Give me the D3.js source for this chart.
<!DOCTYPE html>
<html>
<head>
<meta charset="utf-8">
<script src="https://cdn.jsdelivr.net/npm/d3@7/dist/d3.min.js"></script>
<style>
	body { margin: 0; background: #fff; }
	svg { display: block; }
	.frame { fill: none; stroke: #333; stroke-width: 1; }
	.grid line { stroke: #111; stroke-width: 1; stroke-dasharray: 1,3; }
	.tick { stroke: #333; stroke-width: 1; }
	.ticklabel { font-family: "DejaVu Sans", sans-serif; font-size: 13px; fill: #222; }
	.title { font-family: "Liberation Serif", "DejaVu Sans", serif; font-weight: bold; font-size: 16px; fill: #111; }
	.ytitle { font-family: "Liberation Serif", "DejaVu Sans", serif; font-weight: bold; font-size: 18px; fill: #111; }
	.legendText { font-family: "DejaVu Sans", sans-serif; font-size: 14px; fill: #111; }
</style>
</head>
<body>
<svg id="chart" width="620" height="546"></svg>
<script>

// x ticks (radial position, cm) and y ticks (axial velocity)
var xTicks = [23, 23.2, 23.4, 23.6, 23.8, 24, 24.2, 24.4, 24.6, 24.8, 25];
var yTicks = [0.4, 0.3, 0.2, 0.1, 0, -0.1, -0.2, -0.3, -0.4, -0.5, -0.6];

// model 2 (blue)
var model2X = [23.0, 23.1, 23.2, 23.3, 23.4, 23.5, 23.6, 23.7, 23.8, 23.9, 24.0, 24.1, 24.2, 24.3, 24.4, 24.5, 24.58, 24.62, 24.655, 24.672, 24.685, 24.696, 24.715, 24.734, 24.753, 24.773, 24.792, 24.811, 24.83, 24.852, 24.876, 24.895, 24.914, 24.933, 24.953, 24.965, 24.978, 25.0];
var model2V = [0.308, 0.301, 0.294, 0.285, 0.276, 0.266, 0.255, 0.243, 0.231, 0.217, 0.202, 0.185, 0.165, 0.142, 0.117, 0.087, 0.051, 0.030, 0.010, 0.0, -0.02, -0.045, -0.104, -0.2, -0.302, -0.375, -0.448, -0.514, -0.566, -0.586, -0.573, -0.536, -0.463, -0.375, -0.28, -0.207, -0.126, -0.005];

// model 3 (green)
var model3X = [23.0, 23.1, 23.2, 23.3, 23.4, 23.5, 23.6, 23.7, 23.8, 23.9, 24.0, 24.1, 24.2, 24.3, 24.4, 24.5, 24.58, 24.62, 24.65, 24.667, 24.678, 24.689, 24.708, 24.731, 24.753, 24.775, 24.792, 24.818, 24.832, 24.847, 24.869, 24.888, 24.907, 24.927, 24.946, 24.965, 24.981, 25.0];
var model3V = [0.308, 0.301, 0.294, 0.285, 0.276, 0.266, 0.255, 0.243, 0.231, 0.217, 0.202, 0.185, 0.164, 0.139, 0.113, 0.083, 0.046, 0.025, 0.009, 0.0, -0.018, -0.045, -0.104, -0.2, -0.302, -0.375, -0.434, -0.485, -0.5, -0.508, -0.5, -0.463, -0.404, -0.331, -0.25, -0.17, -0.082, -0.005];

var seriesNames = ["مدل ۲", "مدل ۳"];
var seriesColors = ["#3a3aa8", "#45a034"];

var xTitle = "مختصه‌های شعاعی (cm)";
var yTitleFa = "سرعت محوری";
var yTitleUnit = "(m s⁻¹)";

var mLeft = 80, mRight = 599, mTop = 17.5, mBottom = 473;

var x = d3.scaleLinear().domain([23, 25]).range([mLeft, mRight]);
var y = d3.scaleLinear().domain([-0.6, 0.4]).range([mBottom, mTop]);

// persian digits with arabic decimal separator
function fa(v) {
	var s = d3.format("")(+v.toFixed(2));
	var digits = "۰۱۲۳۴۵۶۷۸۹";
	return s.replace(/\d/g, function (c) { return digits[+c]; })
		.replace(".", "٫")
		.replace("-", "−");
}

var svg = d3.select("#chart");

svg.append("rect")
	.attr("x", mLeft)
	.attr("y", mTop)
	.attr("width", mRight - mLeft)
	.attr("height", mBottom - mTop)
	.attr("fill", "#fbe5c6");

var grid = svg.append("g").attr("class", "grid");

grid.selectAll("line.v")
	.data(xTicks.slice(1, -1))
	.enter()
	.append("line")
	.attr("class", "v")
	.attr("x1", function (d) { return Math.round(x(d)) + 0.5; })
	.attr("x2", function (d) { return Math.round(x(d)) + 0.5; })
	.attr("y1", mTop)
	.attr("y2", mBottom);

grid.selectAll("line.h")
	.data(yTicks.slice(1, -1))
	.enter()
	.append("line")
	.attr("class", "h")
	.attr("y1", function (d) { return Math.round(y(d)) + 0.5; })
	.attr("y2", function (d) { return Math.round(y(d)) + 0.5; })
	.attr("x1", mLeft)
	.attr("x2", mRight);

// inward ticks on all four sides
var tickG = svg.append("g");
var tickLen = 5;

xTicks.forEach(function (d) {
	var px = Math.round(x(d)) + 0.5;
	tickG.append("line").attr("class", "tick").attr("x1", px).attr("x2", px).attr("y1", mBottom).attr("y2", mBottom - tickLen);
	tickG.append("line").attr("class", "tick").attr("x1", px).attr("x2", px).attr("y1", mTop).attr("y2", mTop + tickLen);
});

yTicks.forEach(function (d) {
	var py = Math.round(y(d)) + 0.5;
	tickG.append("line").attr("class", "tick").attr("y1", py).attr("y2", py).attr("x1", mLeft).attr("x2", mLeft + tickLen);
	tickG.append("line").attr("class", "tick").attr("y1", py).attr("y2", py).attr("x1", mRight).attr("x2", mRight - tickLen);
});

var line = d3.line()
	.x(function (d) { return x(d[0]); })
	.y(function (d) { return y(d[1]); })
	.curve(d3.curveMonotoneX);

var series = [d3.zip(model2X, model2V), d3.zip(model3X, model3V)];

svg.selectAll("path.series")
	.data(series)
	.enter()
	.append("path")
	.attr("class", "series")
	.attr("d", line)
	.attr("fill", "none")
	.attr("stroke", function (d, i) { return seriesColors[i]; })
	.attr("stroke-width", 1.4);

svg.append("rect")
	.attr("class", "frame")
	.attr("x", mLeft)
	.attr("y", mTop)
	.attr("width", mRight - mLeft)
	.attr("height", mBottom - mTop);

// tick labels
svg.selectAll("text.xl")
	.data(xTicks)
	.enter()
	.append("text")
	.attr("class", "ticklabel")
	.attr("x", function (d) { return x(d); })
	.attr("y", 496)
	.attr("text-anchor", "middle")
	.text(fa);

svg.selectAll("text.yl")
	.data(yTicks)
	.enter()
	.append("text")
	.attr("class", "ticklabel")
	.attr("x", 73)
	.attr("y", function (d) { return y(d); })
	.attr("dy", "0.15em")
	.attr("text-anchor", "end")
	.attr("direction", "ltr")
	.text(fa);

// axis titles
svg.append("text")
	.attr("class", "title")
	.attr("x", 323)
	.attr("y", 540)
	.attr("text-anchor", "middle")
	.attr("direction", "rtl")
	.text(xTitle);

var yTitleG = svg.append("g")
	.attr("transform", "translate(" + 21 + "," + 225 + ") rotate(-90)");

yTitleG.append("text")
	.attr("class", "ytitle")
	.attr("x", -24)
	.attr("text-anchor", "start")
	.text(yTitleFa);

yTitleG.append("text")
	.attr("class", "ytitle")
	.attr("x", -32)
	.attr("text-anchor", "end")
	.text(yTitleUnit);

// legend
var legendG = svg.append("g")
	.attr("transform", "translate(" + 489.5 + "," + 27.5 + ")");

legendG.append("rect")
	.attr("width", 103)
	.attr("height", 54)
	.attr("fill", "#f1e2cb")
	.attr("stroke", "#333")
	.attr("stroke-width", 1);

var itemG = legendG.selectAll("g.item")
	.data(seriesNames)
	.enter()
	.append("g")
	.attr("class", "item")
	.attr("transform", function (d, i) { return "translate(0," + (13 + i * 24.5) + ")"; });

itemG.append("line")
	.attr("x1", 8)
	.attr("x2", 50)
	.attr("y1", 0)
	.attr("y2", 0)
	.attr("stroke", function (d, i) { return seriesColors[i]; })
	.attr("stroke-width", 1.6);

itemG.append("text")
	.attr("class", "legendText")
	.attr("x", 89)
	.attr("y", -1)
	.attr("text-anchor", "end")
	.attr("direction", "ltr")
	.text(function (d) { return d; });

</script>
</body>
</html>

• Task directions:
Reproduce, please, the lines of the material from its first line down to the line containing "-0.4, -0.5, -0.6];", keeping both ends and nothing beyond them.

• Output of the task:
Give me the D3.js source for this chart.
<!DOCTYPE html>
<html>
<head>
<meta charset="utf-8">
<script src="https://cdn.jsdelivr.net/npm/d3@7/dist/d3.min.js"></script>
<style>
	body { margin: 0; background: #fff; }
	svg { display: block; }
	.frame { fill: none; stroke: #333; stroke-width: 1; }
	.grid line { stroke: #111; stroke-width: 1; stroke-dasharray: 1,3; }
	.tick { stroke: #333; stroke-width: 1; }
	.ticklabel { font-family: "DejaVu Sans", sans-serif; font-size: 13px; fill: #222; }
	.title { font-family: "Liberation Serif", "DejaVu Sans", serif; font-weight: bold; font-size: 16px; fill: #111; }
	.ytitle { font-family: "Liberation Serif", "DejaVu Sans", serif; font-weight: bold; font-size: 18px; fill: #111; }
	.legendText { font-family: "DejaVu Sans", sans-serif; font-size: 14px; fill: #111; }
</style>
</head>
<body>
<svg id="chart" width="620" height="546"></svg>
<script>

// x ticks (radial position, cm) and y ticks (axial velocity)
var xTicks = [23, 23.2, 23.4, 23.6, 23.8, 24, 24.2, 24.4, 24.6, 24.8, 25];
var yTicks = [0.4, 0.3, 0.2, 0.1, 0, -0.1, -0.2, -0.3, -0.4, -0.5, -0.6];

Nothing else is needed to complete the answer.